Spherical Harmonic Evaluation Above Poles

Does the current implementation of the spherical harmonics force through the Holmes-Featherstone method allow for accelerations to be calculated above the poles, i.e, with x = y = 0 and z = r? The cited paper in the code mentions that this is not possible with the formulation presented, and the code seems to not take this into account.

Hi rjpower4,

I believe you are correct. I looked at this issue once several years ago and implemented an alternative formulation that does not have a singularity at the poles. The alternative was significantly slower and was only different from Holmes-Featherstone very close to the poles. So close that i regarded the alternative to be of no practical use. I didn’t evaluate derivatives, perhaps they break down earlier.

What is your use case? There are several papers that describe alternative formulations to remove the singularity at the poles.


Hey Evan,

Thanks for the reply. I am looking at targeting low-thrust transfers to low polar orbits. Therefore, I will (likely) at some point be passing over the poles – or at least very very close to the poles. Consequently, I want to make sure I have a high confidence that my non-spherical effects won’t break down during the transfer.


Hi @rjpower4,

As long as you’re above the Brillouin sphere (circumscribing sphere of your Earth ellipsoid) there should be no problem.
With a classical ellipsoid like WGS84 it means staying above 20km over the poles.


I am familiar with that limitation of the convergence of the series, however, I don’t think that the algorithm as implemented can handle any points directly above the poles.

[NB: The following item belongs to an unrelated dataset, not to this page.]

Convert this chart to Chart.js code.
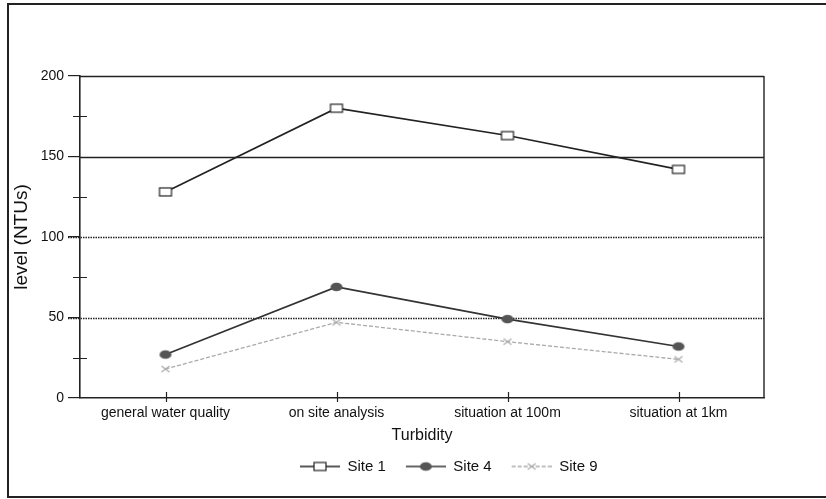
<!DOCTYPE html>
<html>
<head>
<meta charset="utf-8">
<script src="https://cdn.jsdelivr.net/npm/chart.js@4/dist/chart.umd.min.js"></script>
<style>
  html, body { margin: 0; padding: 0; background: #fff; }
  #wrap { position: relative; width: 826px; height: 499px; }
  canvas { display: block; }
</style>
</head>
<body>
<div id="wrap"><canvas id="c" width="826" height="499"></canvas></div>
<script>
const categories = ['general water quality', 'on site analysis', 'situation at 100m', 'situation at 1km'];
const site1 = [128, 180, 163, 142];
const site4 = [27, 69, 49, 32];
const site9 = [18, 47, 35, 24];
const yTicks = [0, 50, 100, 150, 200];
const yMinorTicks = [25, 75, 125, 175];
const solidGrid = [150, 200];
const dottedGrid = [50, 100];
const seriesNames = ['Site 1', 'Site 4', 'Site 9'];

const FONT = "'Liberation Sans', Arial, sans-serif";

function markerCanvas(kind, withLine) {
  const lead = withLine ? 6 : 0;
  const w = withLine ? 46 : 16, h = 14;
  const c = document.createElement('canvas');
  c.width = w; c.height = h;
  const g = c.getContext('2d');
  const cx = lead + (w - lead) / 2, cy = h / 2;
  if (withLine) {
    g.beginPath();
    if (kind === 'x') { g.setLineDash([4, 2]); g.strokeStyle = '#aaa'; g.lineWidth = 1.3; }
    else { g.strokeStyle = kind === 'rect' ? '#222' : '#333'; g.lineWidth = 1.6; }
    g.moveTo(lead, cy); g.lineTo(w, cy); g.stroke();
    g.setLineDash([]);
  }
  if (kind === 'rect') {
    g.fillStyle = '#fff'; g.strokeStyle = '#222'; g.lineWidth = 1.2;
    g.fillRect(cx - 6, cy - 4, 12, 8);
    g.strokeRect(cx - 6, cy - 4, 12, 8);
  } else if (kind === 'circle') {
    g.fillStyle = '#555';
    g.beginPath(); g.ellipse(cx, cy, 6, 4.3, 0, 0, Math.PI * 2); g.fill();
  } else if (kind === 'x') {
    g.strokeStyle = '#aaa'; g.lineWidth = 1.2;
    g.beginPath();
    g.moveTo(cx - 4, cy - 3); g.lineTo(cx + 4, cy + 3);
    g.moveTo(cx - 4, cy + 3); g.lineTo(cx + 4, cy - 3);
    g.stroke();
  }
  return c;
}

const kinds = ['rect', 'circle', 'x'];
const pointImgs = kinds.map(k => markerCanvas(k, false));
const legendImgs = kinds.map(k => markerCanvas(k, true));
const blankImg = markerCanvas('none', false);

const customAxes = {
  id: 'customAxes',
  beforeDatasetsDraw(chart) {
    const { ctx, chartArea: a, scales: { x, y } } = chart;
    ctx.save();
    ctx.strokeStyle = '#222';
    ctx.lineWidth = 1.4;
    solidGrid.forEach(v => {
      const py = Math.round(y.getPixelForValue(v)) + 0.5;
      ctx.beginPath(); ctx.moveTo(a.left, py); ctx.lineTo(a.right, py); ctx.stroke();
    });
    ctx.setLineDash([1.5, 1]);
    dottedGrid.forEach(v => {
      const py = Math.round(y.getPixelForValue(v)) + 0.5;
      ctx.beginPath(); ctx.moveTo(a.left - 12, py); ctx.lineTo(a.right, py); ctx.stroke();
    });
    ctx.setLineDash([]);
    ctx.beginPath(); ctx.moveTo(a.right, a.top); ctx.lineTo(a.right, a.bottom); ctx.stroke();
    ctx.lineWidth = 1;
    yMinorTicks.forEach(v => {
      const py = Math.round(y.getPixelForValue(v)) + 0.5;
      ctx.beginPath(); ctx.moveTo(a.left - 7, py); ctx.lineTo(a.left + 7, py); ctx.stroke();
    });
    ctx.lineWidth = 1.2;
    categories.forEach((c, i) => {
      const px = Math.round(x.getPixelForValue(i)) + 0.5;
      ctx.beginPath(); ctx.moveTo(px, a.bottom - 6); ctx.lineTo(px, a.bottom + 4); ctx.stroke();
    });
    ctx.restore();
  },
  afterDraw(chart) {
    const ctx = chart.ctx;
    ctx.save();
    ctx.strokeStyle = '#222';
    ctx.lineWidth = 2;
    ctx.strokeRect(8, 4, 830, 493);
    ctx.restore();
  }
};

const datasets = [site1, site4, site9].map((d, i) => ({
  label: seriesNames[i],
  data: d,
  borderColor: ['#222', '#333', '#aaa'][i],
  borderWidth: [1.6, 1.6, 1.3][i],
  borderDash: i === 2 ? [4, 2] : [],
  pointStyle: pointImgs[i],
  pointRadius: 5,
  tension: 0,
  fill: false
}));

new Chart(document.getElementById('c'), {
  type: 'line',
  data: { labels: categories, datasets },
  plugins: [customAxes],
  options: {
    responsive: false,
    animation: false,
    devicePixelRatio: 1,
    layout: { padding: { top: 76, right: 62, left: 10, bottom: 15 } },
    plugins: {
      tooltip: { enabled: false },
      legend: {
        position: 'bottom',
        onClick: null,
        labels: {
          usePointStyle: true,
          pointStyleWidth: 46,
          boxHeight: 14,
          font: { family: FONT, size: 15 },
          color: '#111',
          padding: 14,
          generateLabels(chart) {
            const spacer = {
              text: '\u00a0'.repeat(12),
              pointStyle: blankImg,
              fillStyle: 'transparent',
              strokeStyle: 'transparent',
              lineWidth: 0,
              hidden: false,
              fontColor: 'transparent'
            };
            return [spacer].concat(chart.data.datasets.map((ds, i) => ({
              text: ds.label,
              pointStyle: legendImgs[i],
              fillStyle: 'transparent',
              strokeStyle: 'transparent',
              lineWidth: 0,
              hidden: false,
              datasetIndex: i,
              fontColor: '#111'
            })));
          }
        }
      }
    },
    scales: {
      x: {
        offset: true,
        grid: { display: true, drawOnChartArea: false, drawTicks: true, tickLength: 4, color: 'transparent' },
        border: { display: true, color: '#222', width: 1.6 },
        ticks: { font: { family: FONT, size: 14 }, color: '#111', padding: 3, maxRotation: 0, autoSkip: false },
        title: { display: true, text: 'Turbidity', font: { family: FONT, size: 16 }, color: '#111', padding: { top: 1, bottom: 0 } }
      },
      y: {
        min: 0, max: 200,
        afterBuildTicks(scale) { scale.ticks = yTicks.map(v => ({ value: v })); },
        afterFit(scale) { scale.width = 70; },
        grid: { display: true, drawOnChartArea: false, drawTicks: true, tickLength: 12, color: '#222', tickColor: '#222', lineWidth: 1.2 },
        border: { display: true, color: '#222', width: 1.6 },
        ticks: { font: { family: FONT, size: 14 }, color: '#111', padding: 4 },
        title: { display: true, text: 'level (NTUs)', font: { family: FONT, size: 19 }, color: '#111', padding: { top: 0, bottom: 0 } }
      }
    }
  }
});
</script>
</body>
</html>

Here is the code for the first several lines of nonCentralPart in the class HolmesFeatherstoneAttractionModel:

    /** Compute the non-central part of the gravity field.
     * @param date current date
     * @param position position at which gravity field is desired in body frame
     * @param mu central attraction coefficient to use
     * @return value of the non-central part of the gravity field
    public double nonCentralPart(final AbsoluteDate date, final Vector3D position, final double mu) {

        final int degree = provider.getMaxDegree();
        final int order  = provider.getMaxOrder();
        final NormalizedSphericalHarmonics harmonics = provider.onDate(date);

        // allocate the columns for recursion
        double[] pnm0Plus2 = new double[degree + 1];
        double[] pnm0Plus1 = new double[degree + 1];
        double[] pnm0      = new double[degree + 1];

        // compute polar coordinates
        final double x   = position.getX();
        final double y   = position.getY();
        final double z   = position.getZ();
        final double x2  = x * x;
        final double y2  = y * y;
        final double z2  = z * z;
        final double r2  = x2 + y2 + z2;
        final double r   = FastMath.sqrt (r2);
        final double rho = FastMath.sqrt(x2 + y2);
        final double t   = z / r;   // cos(theta), where theta is the polar angle
        final double u   = rho / r; // sin(theta), where theta is the polar angle
        final double tOu = z / rho;
        // .... more code

As you can see, if the position of the spacecraft is such that there are no components in the x and y directions but any component in the z direction (even above the Brillouin sphere radius) rho will be zero and thus tOu will be the result of a divide-by-zero. This is a limitation in the methodology used by Holmes and Featherstone in their paper; and, while they mention circumventing measures are available, they do not provide these measures.

I wasn’t aware of this limitation thank you.
It seems I missed the point on this question, sorry about that.